At the end of the Seven Years' War, the Empire, judged from the world's standard, was far greater than it is now. The Colonies were vaster and comparatively more powerful. The general impression now is that Britain's Colonies in America were in those days managed the same as Germany managed her African Colonies, that they were oppressed and had nothing to say about how they were governed and that the mother country played the part of a despot. Such was not the case. The constitutions of the American Provinces were most democratic, more so than many colonial constitutions of to-day. All the provinces in America possessed a parliament elected by the people, and three of them, Connecticut, Rhode Island and Massachusetts, elected an upper House or Senate. Rhode Island and Connecticut elected their own Governors, and these two provinces, along with Maryland, could enact laws without the veto or interference of British legislators or the Crown. In 1762 Great Britain had 337,000 men under arms, and of these over 25,000 were Colonials from America. Fifteen thousand New England seamen volunteered for the Spanish War, and during the Seven Years' War the Colonials manned over 400 privateers or ships of war, and the State of Pennsylvania spent £440,000, a great sum of money in those days, for military purposes.
With the Colonies so loyal and so willing to assist Great Britain in time of trouble and danger, how was it that in a decade the Empire was shattered and the major portion of the Colonies were busy building up a nation of their own? At this distance of time it is still hard to view the question dispassionately.

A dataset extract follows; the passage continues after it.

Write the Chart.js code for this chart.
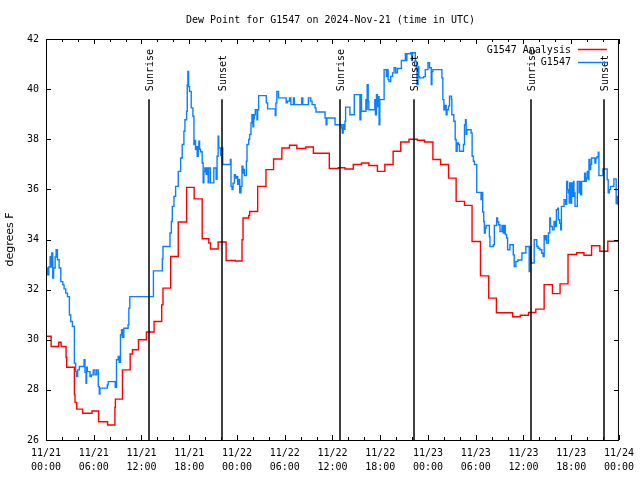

Who was responsible for this great criminal folly?
Was it some individual?
Was it the old Colonial policy?
Or, was it petty parish politics?
The trend of political thought in the Colonies has generally been the antithesis of political thought in Great Britain. Colonial thought has always been an enigma to the British. Of recent years it has been both disturbing and confusing. The Colonial, who, with his own eyes, within the span of a few years in his own country, views the transition of a bit of landscape from barbarism to civilization, the hunter giving way to the shepherd, the herder to the farmer, cities and towns springing up over night with factories and banking established in a few months, seldom arrives at the same political conclusion as the theorist who tries to conjure up the genesis of political economy from books and musty documents. His is the school of hard experience, which teaches lessons that fine-spun theories cannot upset. It is so with his Colonial theories of economics and government. The dead weight of tradition does not hang around his neck where State affairs are concerned and precedent only counts when it is right and just.
Governor Pownall, of New Jersey, immediately previous to the time of the Revolutionary war, wrote a book, entitled: "The Administration of the British Colonies." In this work he pointed out the necessity of closer political union between the Colonies and the mother country; in fact, he outlined an Imperial constitution. He pointed out that there had always existed two lines of thought among English-speaking people. One favored unity, centralization, Imperialism, the other disunion, or individualism, claiming that in the absolute independence of each small unit of the Empire rested liberty and freedom. This struggle is still on.